Now, either a diagonal or an arc depicts a substitution. A diagonal
edge
represents an exact match (Figure 3A). A directed arc depicts a
mutation
(Figure 3B). As before, any vertical edges correspond to deletions and
horizontal edges correspond to insertions.
Figure 4A depicts the alignment graph of S1 and S2 that utilizes straight diagonals for exact matches and arcs for mutations. Figure 4B depicts the red and blue paths from Figure 2 on this more refined graph.
The
alignment
graph with designated costs for each of its edges is the weighted
alignment
graph for the sequences S1 and S2. The cost of a path is defined as the
sum of the costs of all of its edges.
Example
2. The cost
of the red path in Figure
4B is 9x + 5p.
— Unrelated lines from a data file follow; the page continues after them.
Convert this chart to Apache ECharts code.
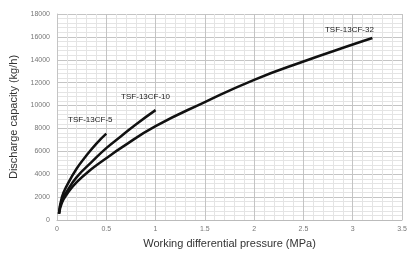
<!DOCTYPE html>
<html>
<head>
<meta charset="utf-8">
<script src="https://cdn.jsdelivr.net/npm/echarts@6/dist/echarts.min.js"></script>
<style>
  html, body { margin: 0; padding: 0; background: #fff; }
  #chart-container { width: 412px; height: 254px; }
</style>
</head>
<body>
<div id="chart-container"></div>
<script>
const seriesNames = ['TSF-13CF-5', 'TSF-13CF-10', 'TSF-13CF-32'];

// [pressure MPa, capacity kg/h]
const cf5 = [[0.02, 550], [0.05, 2000], [0.1, 3000], [0.2, 4500], [0.3, 5650], [0.4, 6680], [0.5, 7550]];
const cf10 = [[0.02, 550], [0.05, 1750], [0.1, 2500], [0.2, 3750], [0.35, 5050], [0.5, 6280],
  [0.65, 7320], [0.8, 8350], [1.0, 9600]];
const cf32 = [[0.02, 550], [0.05, 1500], [0.1, 2250], [0.2, 3300], [0.35, 4450], [0.5, 5400],
  [0.65, 6300], [1.0, 8200], [1.5, 10300], [2.0, 12250], [2.5, 13850], [3.0, 15330], [3.2, 15900]];

// label centre relative to the end of each curve, px
const labelOffsets = [[-16, -14], [-10, -13], [-23, -8]];

const dom = document.getElementById('chart-container');
const myChart = echarts.init(dom, null, { renderer: 'canvas' });

const axisText = { color: '#777', fontSize: 7, fontFamily: 'Liberation Sans, Arial' };
const titleText = { color: '#333', fontSize: 11, fontFamily: 'Liberation Sans, Arial' };

const makeSeries = (name, data, i) => ({
  name,
  type: 'line',
  data,
  smooth: 0.5,
  symbol: 'none',
  lineStyle: { color: '#111', width: 2.5 },
  endLabel: {
    show: true,
    distance: 0,
    align: 'center',
    verticalAlign: 'middle',
    offset: labelOffsets[i],
    formatter: name,
    color: '#222',
    fontSize: 8,
    fontFamily: 'Liberation Sans, Arial',
  },
});

const option = {
  animation: false,
  grid: { left: 55, right: 10, top: 14, bottom: 33, containLabel: false },
  xAxis: {
    type: 'value',
    min: 0,
    max: 3.5,
    interval: 0.5,
    name: 'Working differential pressure (MPa)',
    nameLocation: 'middle',
    nameGap: 18,
    nameTextStyle: titleText,
    axisLine: { show: true, lineStyle: { color: '#bbb' } },
    axisTick: { show: false },
    axisLabel: { ...axisText, margin: 6 },
    splitLine: { show: true, lineStyle: { color: '#c4c4c4', width: 1 } },
    minorTick: { show: false, splitNumber: 5 },
    minorSplitLine: { show: true, lineStyle: { color: '#e4e4e4', width: 1 } },
  },
  yAxis: {
    type: 'value',
    min: 0,
    max: 18000,
    interval: 2000,
    name: 'Discharge capacity (kg/h)',
    nameLocation: 'middle',
    nameGap: 38,
    nameTextStyle: titleText,
    axisLine: { show: true, lineStyle: { color: '#c4c4c4' } },
    axisTick: { show: false },
    axisLabel: { ...axisText, margin: 7, formatter: (v) => String(v) },
    splitLine: { show: true, lineStyle: { color: '#c4c4c4', width: 1 } },
    minorTick: { show: false, splitNumber: 5 },
    minorSplitLine: { show: true, lineStyle: { color: '#e4e4e4', width: 1 } },
  },
  series: [cf5, cf10, cf32].map((d, i) => makeSeries(seriesNames[i], d, i)),
};

myChart.setOption(option);
window.addEventListener('resize', myChart.resize);
</script>
</body>
</html>
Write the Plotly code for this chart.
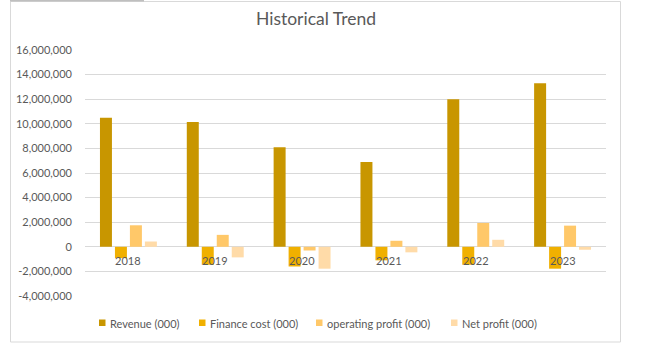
import plotly.graph_objects as go

years = ["2018", "2019", "2020", "2021", "2022", "2023"]
revenue = [10500000, 10150000, 8100000, 6900000, 12000000, 13300000]
finance_cost = [-920000, -1460000, -1600000, -1100000, -1460000, -1780000]
operating_profit = [1750000, 970000, -300000, 490000, 1940000, 1720000]
net_profit = [430000, -860000, -1780000, -450000, 570000, -240000]

series_names = ["Revenue (000)", "Finance cost (000)", "operating profit (000)", "Net profit (000)"]
series_colors = ["#C89600", "#F0B000", "#FFC869", "#FFDBA8"]

tick_vals = [-4000000, -2000000, 0, 2000000, 4000000, 6000000, 8000000, 10000000, 12000000, 14000000, 16000000]
tick_text = ["-4,000,000", "-2,000,000", "0", "2,000,000", "4,000,000", "6,000,000",
             "8,000,000", "10,000,000", "12,000,000", "14,000,000", "16,000,000"]

W, H = 653, 359
L, R, T, B = 85, 606, 50, 296  # plot area in pixels
pw, ph = R - L, B - T

def px_x(x):
    return (x - L) / pw

def px_y(y):
    return (B - y) / ph

font_fam = "Lato, Carlito, Calibri, sans-serif"
txt_col = "#595959"

fig = go.Figure()
for name, vals, col in zip(series_names, [revenue, finance_cost, operating_profit, net_profit], series_colors):
    fig.add_trace(go.Bar(x=years, y=vals, name=name, marker=dict(color=col, line=dict(width=0)),
                         showlegend=False))

for i, yr in enumerate(years):
    fig.add_annotation(x=i, y=0, text=yr, showarrow=False, yanchor="top", yshift=-5,
                       font=dict(family=font_fam, size=11, color=txt_col))

# legend (manual, Excel-style small squares)
legend_x = [99, 199, 316, 451]  # pixel start of each legend entry
legend_y = 323
for lx, name, col in zip(legend_x, series_names, series_colors):
    fig.add_shape(type="rect", xref="paper", yref="paper",
                  x0=px_x(lx), x1=px_x(lx + 6.5), y0=px_y(legend_y + 3), y1=px_y(legend_y - 3.5),
                  line=dict(width=0), fillcolor=col)
    fig.add_annotation(xref="paper", yref="paper", x=px_x(lx + 8.5), y=px_y(legend_y),
                       xanchor="left", yanchor="middle", text=name, showarrow=False,
                       font=dict(family=font_fam, size=11, color=txt_col))

# chart border
fig.add_shape(type="rect", xref="paper", yref="paper",
              x0=px_x(10.5), x1=px_x(620.5), y0=px_y(342), y1=px_y(1.5),
              line=dict(color="#D9D9D9", width=1), fillcolor="rgba(0,0,0,0)", layer="below")
fig.add_shape(type="line", xref="paper", yref="paper",
              x0=px_x(10), x1=px_x(144), y0=px_y(0.7), y1=px_y(0.7),
              line=dict(color="#BFBFBF", width=1.5))

fig.update_layout(
    width=W, height=H,
    margin=dict(l=L, r=W - R, t=T, b=H - B, pad=0),
    paper_bgcolor="white", plot_bgcolor="white",
    barmode="group", bargap=0.31, bargroupgap=0.2,
    showlegend=False,
    title=dict(text="Historical Trend", x=316 / W, xanchor="center", y=1 - 19 / H, yanchor="middle",
               font=dict(family=font_fam, size=17.5, color=txt_col)),
    font=dict(family=font_fam, size=11, color=txt_col),
    xaxis=dict(type="category", categoryorder="array", categoryarray=years,
               range=[-0.5, len(years) - 0.5], autorange=False,
               showticklabels=False, showgrid=False, zeroline=False, showline=False, ticks=""),
    yaxis=dict(range=[-4000000, 16000000], tickvals=tick_vals, ticktext=tick_text,
               showgrid=True, gridcolor="#D9D9D9", gridwidth=1, zeroline=True,
               zerolinecolor="#D9D9D9", zerolinewidth=1, showline=False, ticks="",
               ticklabelstandoff=12, tickfont=dict(family=font_fam, size=11, color=txt_col)),
)

fig.write_html("out.html", post_script="document.body.style.margin='0';",
               config={"displayModeBar": False})
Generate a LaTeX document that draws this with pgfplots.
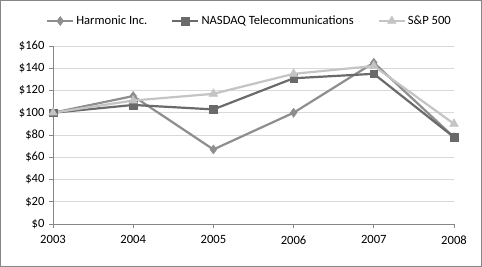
\documentclass[border=0pt]{standalone}
\usepackage{pgfplots}
\pgfplotsset{compat=1.18}
\usepackage{fontspec}
\setmainfont{Carlito}
\definecolor{harm}{HTML}{8E8E8E}
\definecolor{nasd}{HTML}{6A6A6A}
\definecolor{spc}{HTML}{C4C4C4}
\definecolor{axc}{HTML}{868686}
\definecolor{grc}{HTML}{D9D9D9}
\begin{document}
\begin{tikzpicture}[x=1pt,y=1pt]
\useasboundingbox (0,0) rectangle (482,267);
\draw[axc, line width=1pt] (0.5,0.5) rectangle (481.5,266.5);
\begin{axis}[
  at={(53pt,43pt)}, anchor=south west,
  scale only axis, width=401pt, height=178pt,
  xmin=2003, xmax=2008, ymin=0, ymax=160,
  axis x line*=bottom, axis y line*=left,
  axis line style={axc, line width=0.8pt, -},
  xtick={2003,2004,2005,2006,2007,2008},
  xticklabels={2003,2004,2005,2006,2007,2008},
  ytick={0,20,40,60,80,100,120,140,160},
  yticklabels={\$0,\$20,\$40,\$60,\$80,\$100,\$120,\$140,\$160},
  tick align=outside, major tick length=4pt,
  tick style={axc, line width=0.8pt},
  ymajorgrids, grid style={grc, line width=0.8pt},
  every tick label/.append style={font=\fontsize{12.6}{14}\selectfont, text=black},
  xticklabel style={yshift=-4pt},
  yticklabel style={xshift=-1pt},
  legend columns=3,
  legend style={draw=none, fill=none, at={(0.5,1)}, anchor=center, yshift=25pt, xshift=-4pt,
    font=\fontsize{12.6}{14}\selectfont,
    /tikz/every even column/.append style={column sep=22pt}},
  legend cell align=left,
  legend image code/.code={\draw[mark repeat=2,mark phase=2,#1] plot coordinates {(0pt,0pt) (13pt,0pt) (26pt,0pt)};},
]
\addplot[harm, line width=2.2pt, mark=diamond*, mark size=4.5pt, mark options={solid, fill=harm, line width=0.5pt}]
  coordinates {(2003,100) (2004,115) (2005,67) (2006,100) (2007,145) (2008,78)};
\addlegendentry{Harmonic Inc.}
\addplot[nasd, line width=2.2pt, mark=square*, mark size=3.8pt, mark options={solid, fill=nasd, line width=0.5pt}]
  coordinates {(2003,100) (2004,107) (2005,103) (2006,131) (2007,135) (2008,78)};
\addlegendentry{NASDAQ Telecommunications}
\addplot[spc, line width=2.2pt, mark=triangle*, mark size=5pt, mark options={solid, fill=spc, line width=0.5pt}]
  coordinates {(2003,100) (2004,111) (2005,117) (2006,135) (2007,142) (2008,90)};
\addlegendentry{S\&P 500}
\end{axis}
\end{tikzpicture}
\end{document}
To see this, notice that the path
corresponds to
an alignment that contains 5 insertions (corresponding to five vertical
edges),
4 deletions (corresponding to the total of horizontal edges in the
path), 5
mutations and 1 exact match. Recall that that the cost of any
insertion/deletion is x, the cost of a mutation is p, and
the cost of an exact alignment is zero. Adding
the individual weights for all edges in the path establishes the claim.
□
Exercise
4. Find
the costs of
the blue and black paths depicted in Figure 2A.
Clearly,
the
optimal alignment will correspond to a path of minimal cost. Thus, finding
the optimal alignment(s) is the same as determining all paths of
minimal cost
on the weighted alignment graph.
This
problem
may not seem too difficult at first glance, since the alignment graph
has a
finite number of edges. One might think that determining all paths on
the
graph, calculating their weights, and then singling those of minimal
weight
would not be unreasonable. However, since the number of different paths
grows
extremely rapidly with the increase of the sequences’ lengths, the task
quickly
becomes computationally overwhelming. It can be shown that there are
224,143
different paths from the upper left to the lower right verteces on the
alignment
graph of two sequences of length n = 7 and m = 9. When, as common in
biology,
we are attempting to align sequences that may have hundreds of DNA
bases, the
number of all paths becomes intractable.
The
mathematical problem of fining the paths of minimal cost on weighted
graphs is
a classical problem and a number of computationally efficient solution
strategies and algorithms are available. An important feature of these
algorithms is that they do not need to compute the costs of all paths
from the upper left to the lower right vertex of the alignment graph.
One such
algorithm is the Needelman-Wunsch algorithm. We will not
discuss here the
details of this and other similar algorithms as they can be found in
most
standard text of discrete mathematics such as (provide
reference). Instead, we have included an
interactive applet that implements this algorithm and allows for
changeing the costs x and p and observing how these
changes affect the
optimal alignment.
In closing, we emphasize that we have now described four equivalent ways of representing an alignment of two sequences S1 and S2: 1) as tables of pairwise edits with hyphens in S1 standing for insertions and hyphens in S2 for deletions; 2) as sequences comprised of the letters I, D, and S; 3) as paths on the alignment graph; and 4) as paths on the weighted alignment graph. The last representation is one for which computationally efficient mathematical solution are availables.